Given exercise
Write the material out again in full, word for word. Do not include the pictures.

Data

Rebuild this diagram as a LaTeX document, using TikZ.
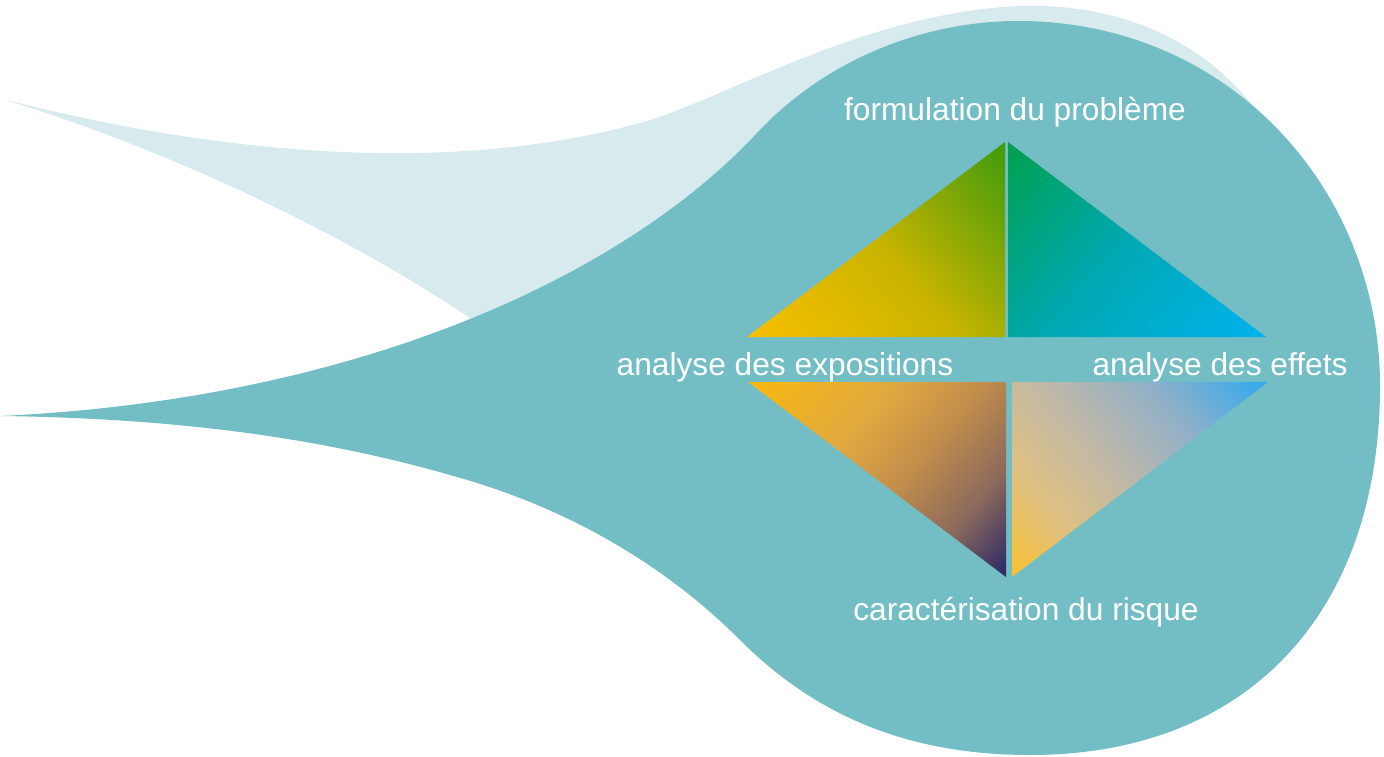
\documentclass[tikz,border=0pt]{standalone}
\usepackage{fontspec}
\setmainfont{Liberation Sans}

% blob colours
\definecolor{blobteal}{HTML}{73BEC4}
\definecolor{blobpale}{HTML}{D7EBEE}

% triangle colours
\definecolor{tlA}{HTML}{F8BF00}
\definecolor{tlB}{HTML}{C9B400}
\definecolor{tlC}{HTML}{3F9B0C}
\definecolor{trA}{HTML}{00A04E}
\definecolor{trB}{HTML}{00A8B2}
\definecolor{trC}{HTML}{00B2EE}
\definecolor{blA}{HTML}{F8B810}
\definecolor{blB}{HTML}{E0A840}
\definecolor{blC}{HTML}{C08C4C}
\definecolor{blD}{HTML}{8C6A5C}
\definecolor{blE}{HTML}{2A2868}
\definecolor{brA}{HTML}{F8C030}
\definecolor{brB}{HTML}{E0C080}
\definecolor{brC}{HTML}{C0B8A8}
\definecolor{brD}{HTML}{90B0C8}
\definecolor{brE}{HTML}{30AAF0}

\pgfdeclarehorizontalshading{tlshade}{100bp}{color(0bp)=(tlA); color(15bp)=(tlA); color(50bp)=(tlB); color(85bp)=(tlC); color(100bp)=(tlC)}
\pgfdeclarehorizontalshading{trshade}{100bp}{color(0bp)=(trA); color(15bp)=(trA); color(48bp)=(trB); color(85bp)=(trC); color(100bp)=(trC)}
\pgfdeclarehorizontalshading{blshade}{100bp}{color(0bp)=(blA); color(15bp)=(blA); color(40bp)=(blB); color(55bp)=(blC); color(70bp)=(blD); color(85bp)=(blE); color(100bp)=(blE)}
\pgfdeclarehorizontalshading{brshade}{100bp}{color(0bp)=(brA); color(15bp)=(brA); color(30bp)=(brB); color(47bp)=(brC); color(65bp)=(brD); color(85bp)=(brE); color(100bp)=(brE)}

\begin{document}
\begin{tikzpicture}[x=1pt,y=-1pt,
  lab/.style={text=white, font=\fontsize{31.7}{38}\selectfont, inner sep=0pt, anchor=base}]
\useasboundingbox (0,0) rectangle (1384,757);

% pale back tail (its right end tucks under the teal head)
\fill[blobpale] (3,99)
  .. controls (220,155) and (450,175) .. (640,123)
  .. controls (720,101) and (850,20) .. (1002,7)
  .. controls (1100,-1) and (1200,30) .. (1262,118)
  -- (1000,400) -- (540,368)
  .. controls (400,260) and (200,160) .. (3,99) -- cycle;

% main teal head and tail
\fill[blobteal] (0,416)
  .. controls (350,400) and (620,280) .. (757,133)
  .. controls (830,55) and (930,21) .. (1018,21)
  .. controls (1230,21) and (1380,190) .. (1380,386)
  .. controls (1380,610) and (1250,755) .. (1030,755)
  .. controls (900,755) and (810,710) .. (740,640)
  .. controls (660,560) and (560,505) .. (450,475)
  .. controls (300,432) and (150,418) .. (0,416) -- cycle;

% the four graded triangles
\shade[shading=tlshade, shading angle=40]  (747,337) -- (1005,337) -- (1005,142) -- cycle;
\shade[shading=trshade, shading angle=-40] (1008,142) -- (1008,337) -- (1266,337) -- cycle;
\shade[shading=blshade, shading angle=-40] (748,382) -- (1006,382) -- (1006,577) -- cycle;
\shade[shading=brshade, shading angle=40]  (1012,382) -- (1268,382) -- (1012,577) -- cycle;

% labels
\node[lab] (formul) at (1015,121) {formulation du problème};
\node[lab] (expo)   at (785,375)  {analyse des expositions};
\node[lab] (effets) at (1220,375) {analyse des effets};
\node[lab] (risque) at (1026,620) {caractérisation du risque};
\end{tikzpicture}
\end{document}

In response
Rebuild this diagram as a LaTeX document, using TikZ.
\documentclass[tikz,border=0pt]{standalone}
\usepackage{fontspec}
\setmainfont{Liberation Sans}

% blob colours
\definecolor{blobteal}{HTML}{73BEC4}
\definecolor{blobpale}{HTML}{D7EBEE}

% triangle colours
\definecolor{tlA}{HTML}{F8BF00}
\definecolor{tlB}{HTML}{C9B400}
\definecolor{tlC}{HTML}{3F9B0C}
\definecolor{trA}{HTML}{00A04E}
\definecolor{trB}{HTML}{00A8B2}
\definecolor{trC}{HTML}{00B2EE}
\definecolor{blA}{HTML}{F8B810}
\definecolor{blB}{HTML}{E0A840}
\definecolor{blC}{HTML}{C08C4C}
\definecolor{blD}{HTML}{8C6A5C}
\definecolor{blE}{HTML}{2A2868}
\definecolor{brA}{HTML}{F8C030}
\definecolor{brB}{HTML}{E0C080}
\definecolor{brC}{HTML}{C0B8A8}
\definecolor{brD}{HTML}{90B0C8}
\definecolor{brE}{HTML}{30AAF0}

\pgfdeclarehorizontalshading{tlshade}{100bp}{color(0bp)=(tlA); color(15bp)=(tlA); color(50bp)=(tlB); color(85bp)=(tlC); color(100bp)=(tlC)}
\pgfdeclarehorizontalshading{trshade}{100bp}{color(0bp)=(trA); color(15bp)=(trA); color(48bp)=(trB); color(85bp)=(trC); color(100bp)=(trC)}
\pgfdeclarehorizontalshading{blshade}{100bp}{color(0bp)=(blA); color(15bp)=(blA); color(40bp)=(blB); color(55bp)=(blC); color(70bp)=(blD); color(85bp)=(blE); color(100bp)=(blE)}
\pgfdeclarehorizontalshading{brshade}{100bp}{color(0bp)=(brA); color(15bp)=(brA); color(30bp)=(brB); color(47bp)=(brC); color(65bp)=(brD); color(85bp)=(brE); color(100bp)=(brE)}

\begin{document}
\begin{tikzpicture}[x=1pt,y=-1pt,
  lab/.style={text=white, font=\fontsize{31.7}{38}\selectfont, inner sep=0pt, anchor=base}]
\useasboundingbox (0,0) rectangle (1384,757);

% pale back tail (its right end tucks under the teal head)
\fill[blobpale] (3,99)
  .. controls (220,155) and (450,175) .. (640,123)
  .. controls (720,101) and (850,20) .. (1002,7)
  .. controls (1100,-1) and (1200,30) .. (1262,118)
  -- (1000,400) -- (540,368)
  .. controls (400,260) and (200,160) .. (3,99) -- cycle;

% main teal head and tail
\fill[blobteal] (0,416)
  .. controls (350,400) and (620,280) .. (757,133)
  .. controls (830,55) and (930,21) .. (1018,21)
  .. controls (1230,21) and (1380,190) .. (1380,386)
  .. controls (1380,610) and (1250,755) .. (1030,755)
  .. controls (900,755) and (810,710) .. (740,640)
  .. controls (660,560) and (560,505) .. (450,475)
  .. controls (300,432) and (150,418) .. (0,416) -- cycle;

% the four graded triangles
\shade[shading=tlshade, shading angle=40]  (747,337) -- (1005,337) -- (1005,142) -- cycle;
\shade[shading=trshade, shading angle=-40] (1008,142) -- (1008,337) -- (1266,337) -- cycle;
\shade[shading=blshade, shading angle=-40] (748,382) -- (1006,382) -- (1006,577) -- cycle;
\shade[shading=brshade, shading angle=40]  (1012,382) -- (1268,382) -- (1012,577) -- cycle;

% labels
\node[lab] (formul) at (1015,121) {formulation du problème};
\node[lab] (expo)   at (785,375)  {analyse des expositions};
\node[lab] (effets) at (1220,375) {analyse des effets};
\node[lab] (risque) at (1026,620) {caractérisation du risque};
\end{tikzpicture}
\end{document}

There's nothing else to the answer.